Il y a un an, Monique Trussardi, de Villeneuve-Saint-Georges (94), perd sa mère qui résidait ­depuis huit ans dans une maison de retraite du Morbihan. Décédée à 7 h, celle-ci est ­transférée sans délai, à la demande de ­l’établissement, dans le salon funéraire d’une société locale. « Elle m’a appelée le matin même pour me demander ce que je comptais faire pour les funérailles, ­raconte Monique. J’ai répondu que mon souhait était d’en confier l’organisation à une ­entreprise proche de mon domicile. » Mais l’opérateur local insiste. « Il me rappelle dès la fin de matinée et me pose la même question, poursuit Monique. Je confirme alors que je ne comptais pas recourir à ses services. Mon interlocuteur a eu l’air étonné. Il prétendait être le seul sur la région. » Le lendemain, l’entreprise rappelle : « On me dit qu’il va falloir ­pratiquer des soins sur ma mère, laissant planer un doute sur la bonne conservation du corps. » Refus de la fille de la ­défunte. Nouvel appel la veille de la cérémonie. Monique doit régler 526 € pour le séjour en chambre funéraire. Le harcèlement se poursuit le jour de l’enterrement. « Alors que les pompes funèbres que j’avais ­choisies fermaient le ­cercueil, se souvient ­Monique, le responsable du funérarium me ­demande de régler sur-le-champ la facture.

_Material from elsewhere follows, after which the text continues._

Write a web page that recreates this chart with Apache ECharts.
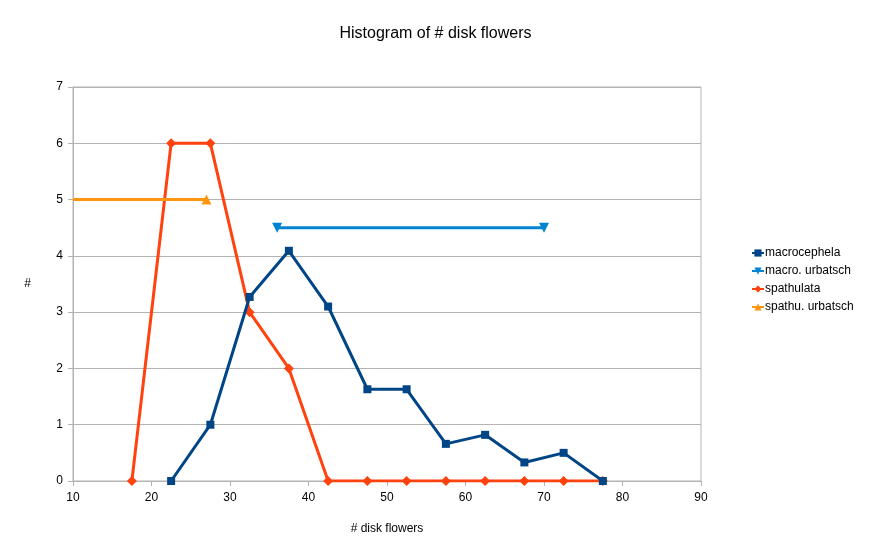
<!DOCTYPE html>
<html>
<head>
<meta charset="utf-8">
<script src="https://cdn.jsdelivr.net/npm/echarts@6/dist/echarts.min.js"></script>
<style>
html, body { margin: 0; padding: 0; background: #fff; }
#chart { width: 871px; height: 556px; }
</style>
</head>
<body>
<div id="chart"></div>
<script>
// histogram bins (bin centres) and counts
var binCentres = [17.5, 22.5, 27.5, 32.5, 37.5, 42.5, 47.5, 52.5, 57.5, 62.5, 67.5, 72.5, 77.5];
var macroCounts = [null, 0, 1, 3.27, 4.09, 3.1, 1.63, 1.63, 0.66, 0.82, 0.33, 0.5, 0];
var spathCounts = [0, 6, 6, 3, 2, 0, 0, 0, 0, 0, 0, 0, 0];
// urbatsch reference ranges
var macroUrbX = [70, 36];
var macroUrbY = 4.5;
var spathUrbX = [10, 27];
var spathUrbY = 5;

var seriesNames = ['macrocephela', 'macro. urbatsch', 'spathulata', 'spathu. urbatsch'];
var seriesColors = ['#004586', '#0084d1', '#ff420e', '#ff950e'];

function pairs(xs, ys) {
	var out = [];
	for (var i = 0; i < xs.length; i++) {
		if (ys[i] !== null) out.push([xs[i], ys[i]]);
	}
	return out;
}

var macroData = pairs(binCentres, macroCounts);
var spathData = pairs(binCentres, spathCounts);
var macroUrbData = [[macroUrbX[0], macroUrbY], [macroUrbX[1], macroUrbY]];
var spathUrbData = [{ value: [spathUrbX[0], spathUrbY], symbol: 'none' }, [spathUrbX[1], spathUrbY]];

var myChart = echarts.init(document.getElementById('chart'));
var font = 'Liberation Sans, Arial, sans-serif';

var option = {
	animation: false,
	color: seriesColors,
	textStyle: { fontFamily: font },
	title: {
		text: 'Histogram of # disk flowers',
		left: 'center',
		top: 21,
		textStyle: { fontSize: 16, fontWeight: 'normal', color: '#000', fontFamily: font }
	},
	legend: {
		orient: 'vertical',
		left: 746,
		top: 242,
		itemGap: 6,
		itemWidth: 12,
		itemHeight: 9,
		data: seriesNames,
		textStyle: { fontSize: 12, color: '#000', padding: [0, 0, 0, -4] }
	},
	grid: {
		left: 73, right: 170, top: 87, bottom: 75,
		show: true, borderColor: '#b3b3b3', borderWidth: 1
	},
	xAxis: {
		type: 'value',
		min: 10, max: 90, interval: 10,
		name: '# disk flowers',
		nameLocation: 'middle',
		nameGap: 42,
		nameTextStyle: { fontSize: 12, color: '#000' },
		axisLine: { show: true, lineStyle: { color: '#b3b3b3' } },
		axisTick: { show: true, length: 5, lineStyle: { color: '#b3b3b3' } },
		axisLabel: { fontSize: 12, color: '#000', margin: 11 },
		splitLine: { show: false }
	},
	yAxis: {
		type: 'value',
		min: 0, max: 7, interval: 1,
		name: '#',
		nameLocation: 'middle',
		nameGap: 42,
		nameRotate: 0,
		nameTextStyle: { fontSize: 12, color: '#000', padding: [18, 0, 0, 0] },
		axisLine: { show: true, lineStyle: { color: '#b3b3b3' } },
		axisTick: { show: true, length: 5, lineStyle: { color: '#b3b3b3' } },
		axisLabel: { fontSize: 12, color: '#000', margin: 10 },
		splitLine: { show: true, lineStyle: { color: '#b3b3b3' } }
	},
	series: [{
		name: seriesNames[0],
		type: 'line',
		data: macroData,
		symbol: 'rect',
		symbolSize: 8,
		lineStyle: { width: 3 },
		itemStyle: { color: seriesColors[0] },
		z: 3
	}, {
		name: seriesNames[1],
		type: 'line',
		data: macroUrbData,
		symbol: 'triangle',
		symbolRotate: 180,
		symbolSize: 10,
		lineStyle: { width: 3 },
		itemStyle: { color: seriesColors[1] },
		z: 2
	}, {
		name: seriesNames[2],
		type: 'line',
		data: spathData,
		symbol: 'diamond',
		symbolSize: 10,
		lineStyle: { width: 3 },
		itemStyle: { color: seriesColors[2] },
		z: 2
	}, {
		name: seriesNames[3],
		type: 'line',
		data: spathUrbData,
		symbol: 'triangle',
		symbolSize: 10,
		lineStyle: { width: 3 },
		itemStyle: { color: seriesColors[3] },
		z: 2
	}]
};

myChart.setOption(option);
</script>
</body>
</html>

Belle délicatesse. » La famille a payé puis s’est fait rembourser (les trois premiers jours sont à la charge de la maison de retraite si celle-ci a pris l’initiative du transfert). « Cette société de pompes funèbres profite du ­désarroi des familles pour leur forcer la main, avec la complicité active de l’établissement qui ­hébergeait ma mère », conclut Monique.

(1) Les entreprises affiliées à ces enseignes restent indépendantes.

(2) L’instruction de cette affaire est sur le point d’être close.